A home destroyed by a suspicious fire was at the centre of a court-ordered restraining order which could see the property forfeited to the Crown under the proceeds of crime law.
Firefighters were called to the blaze at the two-storey Ohauiti Rd house just before 5.30am yesterday and found it well alight.
The Bay of Plenty Times understands no one was home when the fire took hold and one neighbour told the newspaper the occupants had moved out about a week ago.
Detective Logan Nicholas said the fire was being treated as suspicious.
The Bay of Plenty Times has been unable to establish who owns or occupied the property, but Mr Nicholas confirmed it had been under the control of the Official Assignee because it was subject to a court-ordered restraining order under the Criminal Proceeds (Recovery) Act.
He said that was because the asset was obtained through criminal activity.
Mr Nicholas said he understood the process to have the property forfeited to the Crown was in its final stages of the required proceedings. The Official Assignee's office has yet to reply to the Bay of Plenty Times' request for more details about the property, the restraining order and whether the property was insured.
The Criminal Proceeds (Recovery) Act 2009 is used by the Crown as another tool to attack those benefiting from crime, as the person's assets can be restrained if the court is satisfied it has reasonable grounds to believe the assets are tainted.
Under the Act, assets can be ordered to be forfeited without the need for a criminal conviction.
Tauranga fire safety officer Ken McKeagg said crews had a difficult job because the back end of the house had caved in, and other parts of the building were in danger of collapsing.
Mr McKeagg said the cause of the fire had yet to be determined because it was too unsafe for him to go inside the building due to the instability of the charred remains.
A crew from A & J Demolition began demolishing the house yesterday afternoon to make the scene safe so Mr McKeagg could start searching through the debris as early as today.
Mr McKeagg said the usual process in cases of a suspected arson was not to disturb the scene but due to the structural instability of the gutted building and the likelihood the smouldering house could continue to burn for up to five days it was decided to promptly demolish it.

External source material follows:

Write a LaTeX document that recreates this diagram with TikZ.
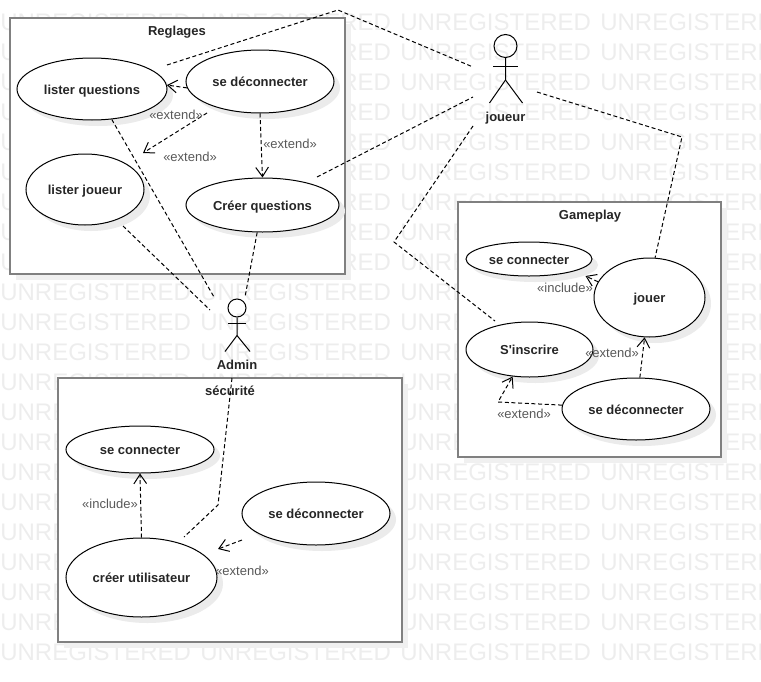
\documentclass[tikz,border=0pt]{standalone}
\usepackage{fontspec}
\setmainfont{Liberation Sans}
\newfontfamily\straightfont{Liberation Sans}
\usetikzlibrary{arrows.meta,shadows,shapes.geometric}

\tikzset{
  usecase/.style={ellipse,draw=black,fill=white,inner sep=0pt,line width=.75pt,
    font=\bfseries\fontsize{9.75}{11}\selectfont,text=black!85,text height=8.5pt,text depth=1pt,
    general shadow={fill=black!8,shadow xshift=4.5pt,shadow yshift=-4.5pt}},
  sysframe/.style={rectangle,draw=black!50,fill=white,inner sep=0pt,line width=1.5pt,
    general shadow={fill=black!6,shadow xshift=4.5pt,shadow yshift=-4.5pt}},
  title/.style={font=\bfseries\fontsize{9.75}{11}\selectfont,text=black!85,inner sep=0pt,text height=8.5pt,text depth=1pt},
  stereo/.style={font=\fontsize{9.75}{11}\selectfont,text=black!65,inner sep=0pt},
  assoc/.style={line width=.75pt,dash pattern=on 3pt off 2pt},
  dep/.style={assoc,-{Straight Barb[length=7pt,width=9.5pt]}},
  actorline/.style={line width=.75pt},
  watermark/.style={font=\fontsize{18}{20}\selectfont,text=black!7,inner sep=0pt,anchor=west}
}

\begin{document}
\begin{tikzpicture}[x=.75pt,y=-.75pt]
  \useasboundingbox (0,0) rectangle (761,682);

  % watermark
  \begin{scope}
    \clip (0,0) rectangle (761,682);
    \foreach \r in {0,...,21}
      \foreach \c in {0,...,3}
        \node[watermark] (wm\r\c) at (200*\c,22+30*\r) {UNREGISTERED};
  \end{scope}

  % system frames
  \node[sysframe,minimum width=251.25pt,minimum height=192pt] (reglages) at (177.5,146) {};
  \node[sysframe,minimum width=197.25pt,minimum height=191.25pt] (gameplay) at (589.5,329.5) {};
  \node[sysframe,minimum width=258pt,minimum height=198pt] (securite) at (230,510) {};
  \node[title] (regtitle) at (177,30) {Reglages};
  \node[title] (gametitle) at (590,214) {Gameplay};
  \node[title] (sectitle) at (230,390) {sécurité};

  % use cases
  \node[usecase,minimum width=112.5pt,minimum height=46.5pt] (listq) at (92,89) {lister questions};
  \node[usecase,minimum width=111pt,minimum height=47.25pt] (decoreg) at (260,81.5) {se déconnecter};
  \node[usecase,minimum width=88.5pt,minimum height=53.25pt] (listj) at (85,189.5) {lister joueur};
  \node[usecase,minimum width=114.75pt,minimum height=40.5pt] (creerq) at (262.5,205) {Créer questions};

  \node[usecase,minimum width=94.5pt,minimum height=25.5pt] (conngame) at (529,259) {se connecter};
  \node[usecase,minimum width=83.25pt,minimum height=59.25pt] (jouer) at (649.5,297.5) {jouer};
  \node[usecase,minimum width=95.25pt,minimum height=41.25pt] (inscrire) at (529.5,349.5) {\straightfont S'inscrire};
  \node[usecase,minimum width=111pt,minimum height=46.5pt] (decogame) at (636,409) {se déconnecter};

  \node[usecase,minimum width=111pt,minimum height=35.25pt] (connsec) at (140,449.5) {se connecter};
  \node[usecase,minimum width=111pt,minimum height=47.25pt] (decosec) at (316,513.5) {se déconnecter};
  \node[usecase,minimum width=113.25pt,minimum height=59.25pt] (creeru) at (141.5,577.5) {créer utilisateur};

  % actors
  \node[circle,draw=black,line width=.75pt,fill=none,minimum size=17.25pt,inner sep=0pt] (joueurhead) at (505.5,46) {};
  \draw[actorline] (joueurhead.south) -- ++(0,22) coordinate (joueurhip) -- ++(-16,23);
  \draw[actorline] (joueurhip) -- ++(17,23);
  \draw[actorline] (493,66) -- (518,66);
  \node[title] (joueurlabel) at (505.5,116) {joueur};

  \node[circle,draw=black,line width=.75pt,fill=none,minimum size=13.5pt,inner sep=0pt] (adminhead) at (237,308) {};
  \draw[actorline] (adminhead.south) -- ++(0,18) coordinate (adminhip) -- ++(-12,16);
  \draw[actorline] (adminhip) -- ++(13,16);
  \draw[actorline] (228,323) -- (246,323);
  \node[title] (adminlabel) at (237,364) {Admin};

  % free ends and bends
  \coordinate (jA) at (473,67);
  \coordinate (jB) at (473,97);
  \coordinate (jC) at (473,126);
  \coordinate (jD) at (537,92);
  \coordinate (jbendA) at (338,10);
  \coordinate (jbendC) at (394,242);
  \coordinate (jbendD) at (682,137);
  \coordinate (aA) at (214,297);
  \coordinate (aB) at (210,310);
  \coordinate (aC) at (245,297);
  \coordinate (aD) at (232,378);
  \coordinate (abend) at (218,505);

  % actor links
  \draw[assoc] (167,65) -- (jbendA) -- (jA);
  \draw[assoc] (317,177) -- (jB);
  \draw[assoc] (jC) -- (jbendC) -- (495,321);
  \draw[assoc] (jD) -- (jbendD) -- (jouer.82);
  \draw[assoc] (listq.-57) -- (aA);
  \draw[assoc] (123,226) -- (aB);
  \draw[assoc] (creerq.-101) -- (aC);
  \draw[assoc] (aD) -- (abend) -- (184,537);

  % reglages dependencies
  \draw[dep] (decoreg.185) -- (listq.3);
  \draw[dep] (207,113) -- (143,153);
  \draw[dep] (decoreg.south) -- (creerq.north);
  \node[stereo] (extA) at (176,115) {«extend»};
  \node[stereo] (extB) at (190,157) {«extend»};
  \node[stereo] (extC) at (290,144) {«extend»};

  % gameplay dependencies
  \draw[dep] (jouer.163) -- (585.5,276);
  \draw[dep] (decogame.83) -- (jouer.-97);
  \coordinate (gamebend) at (498,402);
  \draw[dep] (decogame.177) -- (gamebend) -- (inscrire.-122);
  \node[stereo] (incA) at (565,288) {«include»};
  \node[stereo] (extD) at (612,353) {«extend»};
  \node[stereo] (extE) at (524,414) {«extend»};

  % securite dependencies
  \draw[dep] (creeru.north) -- (connsec.south);
  \draw[dep] (242,540) -- (218,549);
  \node[stereo] (incB) at (110,504) {«include»};
  \node[stereo] (extF) at (242,571) {«extend»};
\end{tikzpicture}
\end{document}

"It's not ideal and certainly makes my job even harder," he said.
Mr McKeagg said it appeared most of the house had been emptied of furniture.
"It has also been pretty much stripped out, including a lot of the light fittings, and I'm not sure whether the power was still on."
Mr McKeagg said: "We have a fair idea from the flames that the fire started in somewhere in the middle of the house, because it had caved in, and our investigation will focus on a 100sq m section in the middle of the gutted building."
A neighbour, who did not wish to be identified, said he first became aware of the fire when he drew back his curtains about 5.15am yesterday and saw "massive flames".
"I immediately shot down to the property to have a look and rang the fire brigade, and alerted the next-door neighbours. My first concern was that there may be someone inside, and I was very relieved to be told that the tenants had moved out last weekend.
"It was an absolutely horrible massive fire, with flames shooting up in the air and small little explosions going on inside the house ... It is not nice to know that a house in our neighbourhood has burnt to the ground."
The resident said he did not know the tenants but had been aware of the property's "shady past".
Police would like to speak to anyone who had any information about the fire, and they should call Tauranga police on 577 4300 or Crimestoppers anonymously on 0800 555 111.